++++ RECORDED INFORMATION ++++

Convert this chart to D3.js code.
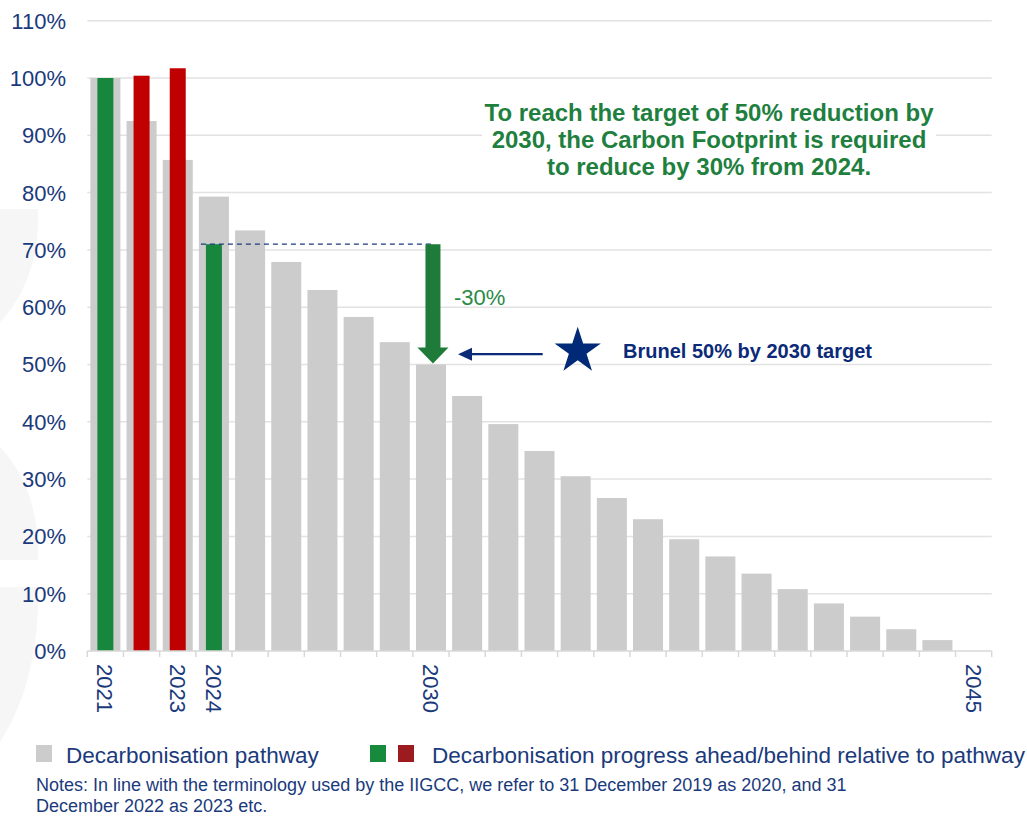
<!DOCTYPE html>
<html><head><meta charset="utf-8">
<script src="https://cdn.jsdelivr.net/npm/d3@7"></script>
<style>body{margin:0;background:#fff}svg{display:block}</style>
</head><body>
<svg id="c" width="1027" height="817"></svg>
<script>
const years = d3.range(2021, 2046).map(String);
const pathway = [100,92.5,85.7,79.3,73.4,67.9,63.0,58.3,53.9,50.0,44.5,39.6,34.9,30.5,26.7,23.0,19.5,16.5,13.5,10.8,8.3,6.0,3.8,1.9,0];
const progressYears = ["2021","2022","2023","2024"];
const progress = [100,100.4,101.7,71.0];
const progressStatus = ["ahead","behind","behind","ahead"];
const yTicks = [0,10,20,30,40,50,60,70,80,90,100,110];
const xLabels = ["2021","2023","2024","2030","2045"];
const titleLines = ["To reach the target of 50% reduction by","2030, the Carbon Footprint is required","to reduce by 30% from 2024."];
const notes = ["Notes: In line with the terminology used by the IIGCC, we refer to 31 December 2019 as 2020, and 31","December 2022 as 2023 etc."];

const navy = "#1a3a7c", grey = "#cccccc", green = "#16873d", red = "#c00000";
const ff = "Liberation Sans, Arial, sans-serif";
const svg = d3.select("#c");

// faint decorative background shapes
const bg = svg.append("g").attr("fill","#f6f6f6");
bg.append("path").attr("d","M0,209 L38,209 Q40,280 0,322 Z");
bg.append("path").attr("d","M0,447 Q40,490 38,560 L0,560 Z");
bg.append("path").attr("d","M0,587 L38,587 Q40,680 0,742 Z");

const x = d3.scaleBand().domain(years).range([87.3, 991.7]).paddingInner(0.17).paddingOuter(0.085);
const y = d3.scaleLinear().domain([0, 110]).range([651, 20.7]);

// gridlines
svg.append("g").selectAll("line").data(yTicks.filter(d=>d>0)).join("line")
  .attr("x1", 87.3).attr("x2", 991.7).attr("y1", d=>y(d)).attr("y2", d=>y(d))
  .attr("stroke", "#e2e2e2").attr("stroke-width", 1.5);

// y axis labels
svg.append("g").selectAll("text").data(yTicks).join("text")
  .attr("x", 66).attr("y", d=>y(d)).attr("dy","0.36em").attr("text-anchor","end")
  .attr("font-family",ff).attr("font-size",22).attr("fill",navy)
  .text(d=>d+"%");

// pathway bars
svg.append("g").selectAll("rect").data(years).join("rect")
  .attr("x", d=>x(d)).attr("width", x.bandwidth())
  .attr("y", (d,i)=>y(pathway[i])).attr("height", (d,i)=>y(0)-y(pathway[i]))
  .attr("fill", grey);

// progress bars
const ow = 16;
svg.append("g").selectAll("rect").data(progressYears).join("rect")
  .attr("x", d=>x(d)+x.bandwidth()/2-ow/2).attr("width", ow)
  .attr("y", (d,i)=>y(progress[i])).attr("height", (d,i)=>y(0)-y(progress[i]))
  .attr("fill", (d,i)=>progressStatus[i]==="ahead"?green:red);

// bottom axis
const xa = svg.append("g").attr("transform","translate(0,651)");
xa.append("line").attr("x1",87.3).attr("x2",991.7).attr("stroke","#d9d9d9").attr("stroke-width",1.5);
const bounds = years.map(d=>x(d)-x.step()*x.paddingInner()/2).concat([991.7]);
xa.selectAll("line.t").data(bounds).join("line").attr("class","t")
  .attr("x1",d=>d).attr("x2",d=>d).attr("y1",0).attr("y2",6).attr("stroke","#d9d9d9").attr("stroke-width",1.5);
xa.selectAll("text").data(xLabels).join("text")
  .attr("transform", d=>`translate(${x(d)+x.bandwidth()/2},13) rotate(90)`)
  .attr("dy","0.36em").attr("text-anchor","start")
  .attr("font-family",ff).attr("font-size",22).attr("fill",navy)
  .text(d=>d);

// dashed line from 2024 to 2030
const x24 = x("2024"), cx30 = x("2030")+x.bandwidth()/2 + 2;
svg.append("line").attr("x1", x24+2).attr("x2", cx30).attr("y1", y(progress[3])).attr("y2", y(progress[3]))
  .attr("stroke", navy).attr("stroke-width",1.3).attr("stroke-dasharray","5,4");

// green arrow down
const ay0 = y(progress[3]), ay1 = y(50)-1;
svg.append("path").attr("d", `M${cx30-7.5},${ay0} L${cx30+7.5},${ay0} L${cx30+7.5},${ay1-16} L${cx30+15.5},${ay1-16} L${cx30},${ay1} L${cx30-15.5},${ay1-16} L${cx30-7.5},${ay1-16} Z`)
  .attr("fill","#1e7b3a");
svg.append("text").attr("x", cx30+21).attr("y", y(60.4)).attr("font-family",ff)
  .attr("font-size",22).attr("fill","#2a8a48").text("-30%");

// navy arrow pointing left
const ny = y(51.8);
svg.append("line").attr("x1",542.7).attr("x2",468).attr("y1",ny).attr("y2",ny).attr("stroke","#0b2a78").attr("stroke-width",2.2);
svg.append("path").attr("d",`M458,${ny} L472,${ny-6.5} L472,${ny+6.5} Z`).attr("fill","#0b2a78");

// star
const R = 24.3, r = R*0.382, scx = 577.7, scy = 326.7 + R;
const pts = d3.range(10).map(i=>{const a = -Math.PI/2 + i*Math.PI/5; const rr = i%2?r:R; return [scx+rr*Math.cos(a), scy+rr*Math.sin(a)];});
svg.append("polygon").attr("points", pts.map(p=>p.join(",")).join(" ")).attr("fill","#002a78");
svg.append("text").attr("x",623).attr("y",358).attr("font-family",ff)
  .attr("font-size",20).attr("font-weight","bold").attr("fill","#0b2a78").text("Brunel 50% by 2030 target");

// annotation box
svg.append("rect").attr("x",482).attr("y",96).attr("width",454).attr("height",90).attr("fill","#fff");
svg.append("g").selectAll("text").data(titleLines).join("text")
  .attr("x",709).attr("y",(d,i)=>120.5+i*27.3).attr("text-anchor","middle")
  .attr("font-family",ff).attr("font-size",24).attr("font-weight","bold")
  .attr("fill","#1f7f3f").text(d=>d);

// legend
const lg = svg.append("g");
lg.append("rect").attr("x",36).attr("y",745).attr("width",16).attr("height",17).attr("fill",grey);
lg.append("text").attr("x",66).attr("y",763).attr("font-family",ff).attr("font-size",22.5).attr("fill",navy).text("Decarbonisation pathway");
lg.append("rect").attr("x",370).attr("y",745).attr("width",16).attr("height",17).attr("fill","#178a3c");
lg.append("rect").attr("x",398).attr("y",745).attr("width",16).attr("height",17).attr("fill","#9b1b1f");
lg.append("text").attr("x",432).attr("y",763).attr("font-family",ff).attr("font-size",22.5).attr("fill",navy).text("Decarbonisation progress ahead/behind relative to pathway");

svg.append("g").selectAll("text").data(notes).join("text")
  .attr("x",36).attr("y",(d,i)=>790.5+i*21).attr("font-family",ff).attr("font-size",18).attr("fill",navy).text(d=>d);
</script>
</body></html>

++++

> _TO BE DONE_
Repeat the listing above exactly, with no pictures.

> _OUTPUT FOR THIS TASK_
Convert this chart to D3.js code.
<!DOCTYPE html>
<html><head><meta charset="utf-8">
<script src="https://cdn.jsdelivr.net/npm/d3@7"></script>
<style>body{margin:0;background:#fff}svg{display:block}</style>
</head><body>
<svg id="c" width="1027" height="817"></svg>
<script>
const years = d3.range(2021, 2046).map(String);
const pathway = [100,92.5,85.7,79.3,73.4,67.9,63.0,58.3,53.9,50.0,44.5,39.6,34.9,30.5,26.7,23.0,19.5,16.5,13.5,10.8,8.3,6.0,3.8,1.9,0];
const progressYears = ["2021","2022","2023","2024"];
const progress = [100,100.4,101.7,71.0];
const progressStatus = ["ahead","behind","behind","ahead"];
const yTicks = [0,10,20,30,40,50,60,70,80,90,100,110];
const xLabels = ["2021","2023","2024","2030","2045"];
const titleLines = ["To reach the target of 50% reduction by","2030, the Carbon Footprint is required","to reduce by 30% from 2024."];
const notes = ["Notes: In line with the terminology used by the IIGCC, we refer to 31 December 2019 as 2020, and 31","December 2022 as 2023 etc."];

const navy = "#1a3a7c", grey = "#cccccc", green = "#16873d", red = "#c00000";
const ff = "Liberation Sans, Arial, sans-serif";
const svg = d3.select("#c");

// faint decorative background shapes
const bg = svg.append("g").attr("fill","#f6f6f6");
bg.append("path").attr("d","M0,209 L38,209 Q40,280 0,322 Z");
bg.append("path").attr("d","M0,447 Q40,490 38,560 L0,560 Z");
bg.append("path").attr("d","M0,587 L38,587 Q40,680 0,742 Z");

const x = d3.scaleBand().domain(years).range([87.3, 991.7]).paddingInner(0.17).paddingOuter(0.085);
const y = d3.scaleLinear().domain([0, 110]).range([651, 20.7]);

// gridlines
svg.append("g").selectAll("line").data(yTicks.filter(d=>d>0)).join("line")
  .attr("x1", 87.3).attr("x2", 991.7).attr("y1", d=>y(d)).attr("y2", d=>y(d))
  .attr("stroke", "#e2e2e2").attr("stroke-width", 1.5);

// y axis labels
svg.append("g").selectAll("text").data(yTicks).join("text")
  .attr("x", 66).attr("y", d=>y(d)).attr("dy","0.36em").attr("text-anchor","end")
  .attr("font-family",ff).attr("font-size",22).attr("fill",navy)
  .text(d=>d+"%");

// pathway bars
svg.append("g").selectAll("rect").data(years).join("rect")
  .attr("x", d=>x(d)).attr("width", x.bandwidth())
  .attr("y", (d,i)=>y(pathway[i])).attr("height", (d,i)=>y(0)-y(pathway[i]))
  .attr("fill", grey);

// progress bars
const ow = 16;
svg.append("g").selectAll("rect").data(progressYears).join("rect")
  .attr("x", d=>x(d)+x.bandwidth()/2-ow/2).attr("width", ow)
  .attr("y", (d,i)=>y(progress[i])).attr("height", (d,i)=>y(0)-y(progress[i]))
  .attr("fill", (d,i)=>progressStatus[i]==="ahead"?green:red);

// bottom axis
const xa = svg.append("g").attr("transform","translate(0,651)");
xa.append("line").attr("x1",87.3).attr("x2",991.7).attr("stroke","#d9d9d9").attr("stroke-width",1.5);
const bounds = years.map(d=>x(d)-x.step()*x.paddingInner()/2).concat([991.7]);
xa.selectAll("line.t").data(bounds).join("line").attr("class","t")
  .attr("x1",d=>d).attr("x2",d=>d).attr("y1",0).attr("y2",6).attr("stroke","#d9d9d9").attr("stroke-width",1.5);
xa.selectAll("text").data(xLabels).join("text")
  .attr("transform", d=>`translate(${x(d)+x.bandwidth()/2},13) rotate(90)`)
  .attr("dy","0.36em").attr("text-anchor","start")
  .attr("font-family",ff).attr("font-size",22).attr("fill",navy)
  .text(d=>d);

// dashed line from 2024 to 2030
const x24 = x("2024"), cx30 = x("2030")+x.bandwidth()/2 + 2;
svg.append("line").attr("x1", x24+2).attr("x2", cx30).attr("y1", y(progress[3])).attr("y2", y(progress[3]))
  .attr("stroke", navy).attr("stroke-width",1.3).attr("stroke-dasharray","5,4");

// green arrow down
const ay0 = y(progress[3]), ay1 = y(50)-1;
svg.append("path").attr("d", `M${cx30-7.5},${ay0} L${cx30+7.5},${ay0} L${cx30+7.5},${ay1-16} L${cx30+15.5},${ay1-16} L${cx30},${ay1} L${cx30-15.5},${ay1-16} L${cx30-7.5},${ay1-16} Z`)
  .attr("fill","#1e7b3a");
svg.append("text").attr("x", cx30+21).attr("y", y(60.4)).attr("font-family",ff)
  .attr("font-size",22).attr("fill","#2a8a48").text("-30%");

// navy arrow pointing left
const ny = y(51.8);
svg.append("line").attr("x1",542.7).attr("x2",468).attr("y1",ny).attr("y2",ny).attr("stroke","#0b2a78").attr("stroke-width",2.2);
svg.append("path").attr("d",`M458,${ny} L472,${ny-6.5} L472,${ny+6.5} Z`).attr("fill","#0b2a78");

// star
const R = 24.3, r = R*0.382, scx = 577.7, scy = 326.7 + R;
const pts = d3.range(10).map(i=>{const a = -Math.PI/2 + i*Math.PI/5; const rr = i%2?r:R; return [scx+rr*Math.cos(a), scy+rr*Math.sin(a)];});
svg.append("polygon").attr("points", pts.map(p=>p.join(",")).join(" ")).attr("fill","#002a78");
svg.append("text").attr("x",623).attr("y",358).attr("font-family",ff)
  .attr("font-size",20).attr("font-weight","bold").attr("fill","#0b2a78").text("Brunel 50% by 2030 target");

// annotation box
svg.append("rect").attr("x",482).attr("y",96).attr("width",454).attr("height",90).attr("fill","#fff");
svg.append("g").selectAll("text").data(titleLines).join("text")
  .attr("x",709).attr("y",(d,i)=>120.5+i*27.3).attr("text-anchor","middle")
  .attr("font-family",ff).attr("font-size",24).attr("font-weight","bold")
  .attr("fill","#1f7f3f").text(d=>d);

// legend
const lg = svg.append("g");
lg.append("rect").attr("x",36).attr("y",745).attr("width",16).attr("height",17).attr("fill",grey);
lg.append("text").attr("x",66).attr("y",763).attr("font-family",ff).attr("font-size",22.5).attr("fill",navy).text("Decarbonisation pathway");
lg.append("rect").attr("x",370).attr("y",745).attr("width",16).attr("height",17).attr("fill","#178a3c");
lg.append("rect").attr("x",398).attr("y",745).attr("width",16).attr("height",17).attr("fill","#9b1b1f");
lg.append("text").attr("x",432).attr("y",763).attr("font-family",ff).attr("font-size",22.5).attr("fill",navy).text("Decarbonisation progress ahead/behind relative to pathway");

svg.append("g").selectAll("text").data(notes).join("text")
  .attr("x",36).attr("y",(d,i)=>790.5+i*21).attr("font-family",ff).attr("font-size",18).attr("fill",navy).text(d=>d);
</script>
</body></html>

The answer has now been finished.